• **TASK TO COMPLETE**
Everything from the first line of the records to the line containing "const crystalTicks = [0.07, 0.15, 0.23, 0.31];", inclusive, is to be extracted exactly, and nothing more.

+++ INPUT

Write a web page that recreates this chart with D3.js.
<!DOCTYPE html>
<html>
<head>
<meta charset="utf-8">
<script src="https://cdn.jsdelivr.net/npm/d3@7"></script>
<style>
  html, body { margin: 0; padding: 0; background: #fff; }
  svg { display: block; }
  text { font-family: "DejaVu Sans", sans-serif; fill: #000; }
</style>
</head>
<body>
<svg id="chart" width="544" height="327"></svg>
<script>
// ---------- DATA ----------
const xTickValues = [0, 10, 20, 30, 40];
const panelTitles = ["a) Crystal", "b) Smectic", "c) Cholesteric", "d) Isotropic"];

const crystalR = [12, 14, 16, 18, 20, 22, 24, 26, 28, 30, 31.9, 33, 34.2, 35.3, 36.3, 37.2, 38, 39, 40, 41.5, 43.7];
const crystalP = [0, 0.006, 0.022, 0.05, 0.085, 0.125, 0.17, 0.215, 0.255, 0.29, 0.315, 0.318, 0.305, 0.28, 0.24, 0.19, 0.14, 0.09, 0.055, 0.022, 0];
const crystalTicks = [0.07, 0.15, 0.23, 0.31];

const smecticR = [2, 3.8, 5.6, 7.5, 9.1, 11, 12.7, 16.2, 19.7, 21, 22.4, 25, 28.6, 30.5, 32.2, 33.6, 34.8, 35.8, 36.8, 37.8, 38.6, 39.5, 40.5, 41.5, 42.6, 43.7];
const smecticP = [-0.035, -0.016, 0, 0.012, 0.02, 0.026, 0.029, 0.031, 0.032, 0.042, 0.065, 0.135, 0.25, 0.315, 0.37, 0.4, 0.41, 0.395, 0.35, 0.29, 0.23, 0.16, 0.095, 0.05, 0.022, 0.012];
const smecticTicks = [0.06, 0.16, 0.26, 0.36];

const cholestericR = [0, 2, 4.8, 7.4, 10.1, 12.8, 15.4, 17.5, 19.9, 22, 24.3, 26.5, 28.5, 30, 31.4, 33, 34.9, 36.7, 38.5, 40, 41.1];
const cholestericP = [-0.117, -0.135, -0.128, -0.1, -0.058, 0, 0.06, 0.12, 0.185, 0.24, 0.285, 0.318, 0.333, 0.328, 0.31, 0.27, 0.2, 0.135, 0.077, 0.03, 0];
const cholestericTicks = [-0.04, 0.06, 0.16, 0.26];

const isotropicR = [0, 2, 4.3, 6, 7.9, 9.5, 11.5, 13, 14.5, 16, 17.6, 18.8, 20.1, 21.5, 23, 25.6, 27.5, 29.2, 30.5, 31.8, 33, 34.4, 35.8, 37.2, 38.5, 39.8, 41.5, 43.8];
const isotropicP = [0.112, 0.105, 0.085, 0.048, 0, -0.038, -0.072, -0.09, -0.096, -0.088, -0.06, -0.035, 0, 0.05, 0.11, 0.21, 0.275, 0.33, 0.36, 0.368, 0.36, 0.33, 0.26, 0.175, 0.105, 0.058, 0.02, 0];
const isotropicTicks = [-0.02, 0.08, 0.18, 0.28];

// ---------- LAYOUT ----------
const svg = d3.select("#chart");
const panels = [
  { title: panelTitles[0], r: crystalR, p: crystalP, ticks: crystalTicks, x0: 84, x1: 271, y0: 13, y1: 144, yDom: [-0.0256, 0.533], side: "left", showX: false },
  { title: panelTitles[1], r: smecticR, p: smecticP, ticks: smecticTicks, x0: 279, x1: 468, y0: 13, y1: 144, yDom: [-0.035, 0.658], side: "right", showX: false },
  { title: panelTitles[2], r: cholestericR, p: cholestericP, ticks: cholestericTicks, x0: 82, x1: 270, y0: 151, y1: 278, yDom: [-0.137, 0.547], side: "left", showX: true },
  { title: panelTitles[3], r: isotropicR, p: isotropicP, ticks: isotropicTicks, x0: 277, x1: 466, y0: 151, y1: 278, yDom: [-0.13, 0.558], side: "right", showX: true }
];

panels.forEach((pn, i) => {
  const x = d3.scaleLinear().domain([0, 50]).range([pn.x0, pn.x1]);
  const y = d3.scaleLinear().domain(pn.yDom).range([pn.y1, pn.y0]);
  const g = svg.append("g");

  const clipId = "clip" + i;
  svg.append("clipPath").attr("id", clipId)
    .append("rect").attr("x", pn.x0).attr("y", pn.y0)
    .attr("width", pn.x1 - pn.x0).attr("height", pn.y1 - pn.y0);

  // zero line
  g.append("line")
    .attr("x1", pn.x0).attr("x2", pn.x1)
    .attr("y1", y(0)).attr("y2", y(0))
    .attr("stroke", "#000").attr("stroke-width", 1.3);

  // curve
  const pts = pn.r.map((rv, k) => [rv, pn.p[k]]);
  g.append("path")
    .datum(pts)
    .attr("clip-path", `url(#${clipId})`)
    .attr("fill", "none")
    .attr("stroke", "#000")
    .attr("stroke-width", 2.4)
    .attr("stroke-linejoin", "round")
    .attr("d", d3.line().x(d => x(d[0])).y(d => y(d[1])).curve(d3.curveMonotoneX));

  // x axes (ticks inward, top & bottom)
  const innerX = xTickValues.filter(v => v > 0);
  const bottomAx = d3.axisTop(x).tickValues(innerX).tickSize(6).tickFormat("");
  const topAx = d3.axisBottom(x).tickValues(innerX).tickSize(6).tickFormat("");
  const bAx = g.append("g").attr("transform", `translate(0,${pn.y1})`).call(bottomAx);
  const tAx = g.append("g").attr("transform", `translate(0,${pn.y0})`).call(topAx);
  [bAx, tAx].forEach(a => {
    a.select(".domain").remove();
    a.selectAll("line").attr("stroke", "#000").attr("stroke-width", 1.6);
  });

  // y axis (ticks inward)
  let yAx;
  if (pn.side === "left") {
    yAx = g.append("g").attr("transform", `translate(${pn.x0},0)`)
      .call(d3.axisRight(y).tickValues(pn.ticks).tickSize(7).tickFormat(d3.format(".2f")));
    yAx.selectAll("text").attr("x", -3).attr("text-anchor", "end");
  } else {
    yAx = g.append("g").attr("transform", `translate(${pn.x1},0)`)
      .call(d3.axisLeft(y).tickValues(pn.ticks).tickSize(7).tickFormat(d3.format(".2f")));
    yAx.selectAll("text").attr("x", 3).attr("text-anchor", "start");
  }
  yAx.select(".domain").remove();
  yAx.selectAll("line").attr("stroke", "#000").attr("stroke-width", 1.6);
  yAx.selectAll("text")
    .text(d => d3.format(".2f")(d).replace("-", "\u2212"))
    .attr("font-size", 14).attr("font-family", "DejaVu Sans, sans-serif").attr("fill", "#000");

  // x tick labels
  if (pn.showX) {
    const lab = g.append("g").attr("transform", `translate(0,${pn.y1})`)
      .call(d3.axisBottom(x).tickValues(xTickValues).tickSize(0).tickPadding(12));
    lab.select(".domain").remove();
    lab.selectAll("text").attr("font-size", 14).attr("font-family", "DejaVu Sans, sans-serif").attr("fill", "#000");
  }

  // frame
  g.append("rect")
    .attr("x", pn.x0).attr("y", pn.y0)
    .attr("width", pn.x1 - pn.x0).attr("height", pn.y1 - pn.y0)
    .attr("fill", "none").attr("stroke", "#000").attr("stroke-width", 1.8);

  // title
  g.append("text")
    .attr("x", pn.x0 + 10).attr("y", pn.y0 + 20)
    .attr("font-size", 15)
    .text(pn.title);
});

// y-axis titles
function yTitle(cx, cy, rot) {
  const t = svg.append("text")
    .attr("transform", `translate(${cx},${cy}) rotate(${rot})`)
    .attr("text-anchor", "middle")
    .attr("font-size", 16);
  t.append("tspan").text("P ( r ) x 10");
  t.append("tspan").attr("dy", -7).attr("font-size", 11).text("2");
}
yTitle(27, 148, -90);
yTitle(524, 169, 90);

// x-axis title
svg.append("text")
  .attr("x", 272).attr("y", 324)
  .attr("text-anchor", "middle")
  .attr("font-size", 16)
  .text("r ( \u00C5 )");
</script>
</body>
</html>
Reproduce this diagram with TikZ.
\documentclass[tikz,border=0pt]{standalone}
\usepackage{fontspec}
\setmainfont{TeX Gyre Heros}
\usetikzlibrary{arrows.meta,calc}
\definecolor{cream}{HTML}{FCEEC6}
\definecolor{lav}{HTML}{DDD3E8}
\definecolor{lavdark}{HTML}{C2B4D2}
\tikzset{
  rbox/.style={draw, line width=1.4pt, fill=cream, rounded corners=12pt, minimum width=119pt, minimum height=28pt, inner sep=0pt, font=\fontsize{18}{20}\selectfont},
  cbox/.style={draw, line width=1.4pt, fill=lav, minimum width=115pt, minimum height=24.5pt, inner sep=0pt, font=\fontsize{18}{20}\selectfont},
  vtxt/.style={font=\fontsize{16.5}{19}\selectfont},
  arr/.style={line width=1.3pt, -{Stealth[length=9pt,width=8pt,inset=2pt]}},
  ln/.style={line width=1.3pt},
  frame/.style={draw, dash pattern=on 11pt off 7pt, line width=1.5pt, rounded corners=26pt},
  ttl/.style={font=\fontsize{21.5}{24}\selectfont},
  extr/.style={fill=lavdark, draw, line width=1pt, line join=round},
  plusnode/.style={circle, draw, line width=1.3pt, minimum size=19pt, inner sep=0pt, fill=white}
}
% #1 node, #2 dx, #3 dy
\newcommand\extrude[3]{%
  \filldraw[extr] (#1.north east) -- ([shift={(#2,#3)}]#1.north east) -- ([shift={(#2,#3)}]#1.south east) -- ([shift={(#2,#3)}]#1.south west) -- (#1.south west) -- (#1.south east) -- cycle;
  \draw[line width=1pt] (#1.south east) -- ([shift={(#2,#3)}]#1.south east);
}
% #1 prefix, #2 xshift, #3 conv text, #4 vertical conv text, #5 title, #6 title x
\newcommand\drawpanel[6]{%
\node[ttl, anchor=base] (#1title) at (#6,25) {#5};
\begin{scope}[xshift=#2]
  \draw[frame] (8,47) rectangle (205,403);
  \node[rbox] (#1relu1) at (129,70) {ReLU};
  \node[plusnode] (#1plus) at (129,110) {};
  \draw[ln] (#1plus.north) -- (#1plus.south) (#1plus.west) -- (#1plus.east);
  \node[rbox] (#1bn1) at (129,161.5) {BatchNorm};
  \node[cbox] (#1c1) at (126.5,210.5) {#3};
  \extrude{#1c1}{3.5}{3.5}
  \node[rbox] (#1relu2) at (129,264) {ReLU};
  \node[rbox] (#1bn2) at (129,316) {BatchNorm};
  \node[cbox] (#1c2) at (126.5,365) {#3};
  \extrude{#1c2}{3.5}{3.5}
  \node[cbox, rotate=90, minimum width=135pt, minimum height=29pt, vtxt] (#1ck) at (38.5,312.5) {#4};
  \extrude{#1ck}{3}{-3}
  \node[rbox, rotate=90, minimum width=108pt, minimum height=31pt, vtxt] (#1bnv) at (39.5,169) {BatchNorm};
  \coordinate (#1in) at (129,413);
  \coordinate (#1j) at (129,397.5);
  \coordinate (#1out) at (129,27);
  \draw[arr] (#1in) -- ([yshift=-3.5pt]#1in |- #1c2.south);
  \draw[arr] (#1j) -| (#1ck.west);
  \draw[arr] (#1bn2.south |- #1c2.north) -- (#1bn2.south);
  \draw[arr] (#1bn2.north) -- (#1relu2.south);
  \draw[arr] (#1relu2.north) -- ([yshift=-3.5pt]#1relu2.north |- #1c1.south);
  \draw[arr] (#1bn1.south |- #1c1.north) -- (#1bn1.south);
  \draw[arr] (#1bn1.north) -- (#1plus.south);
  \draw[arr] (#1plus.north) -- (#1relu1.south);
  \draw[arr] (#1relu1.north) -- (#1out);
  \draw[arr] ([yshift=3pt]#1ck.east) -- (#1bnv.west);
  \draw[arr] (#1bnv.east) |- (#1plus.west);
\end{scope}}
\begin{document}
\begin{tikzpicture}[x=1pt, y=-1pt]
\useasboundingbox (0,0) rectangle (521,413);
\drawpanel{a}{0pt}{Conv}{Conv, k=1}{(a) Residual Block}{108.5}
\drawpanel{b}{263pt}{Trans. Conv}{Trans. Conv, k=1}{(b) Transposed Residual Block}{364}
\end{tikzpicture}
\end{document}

++++++

• **REPLY TO THE EXERCISE**
Write a web page that recreates this chart with D3.js.
<!DOCTYPE html>
<html>
<head>
<meta charset="utf-8">
<script src="https://cdn.jsdelivr.net/npm/d3@7"></script>
<style>
  html, body { margin: 0; padding: 0; background: #fff; }
  svg { display: block; }
  text { font-family: "DejaVu Sans", sans-serif; fill: #000; }
</style>
</head>
<body>
<svg id="chart" width="544" height="327"></svg>
<script>
// ---------- DATA ----------
const xTickValues = [0, 10, 20, 30, 40];
const panelTitles = ["a) Crystal", "b) Smectic", "c) Cholesteric", "d) Isotropic"];

const crystalR = [12, 14, 16, 18, 20, 22, 24, 26, 28, 30, 31.9, 33, 34.2, 35.3, 36.3, 37.2, 38, 39, 40, 41.5, 43.7];
const crystalP = [0, 0.006, 0.022, 0.05, 0.085, 0.125, 0.17, 0.215, 0.255, 0.29, 0.315, 0.318, 0.305, 0.28, 0.24, 0.19, 0.14, 0.09, 0.055, 0.022, 0];
const crystalTicks = [0.07, 0.15, 0.23, 0.31];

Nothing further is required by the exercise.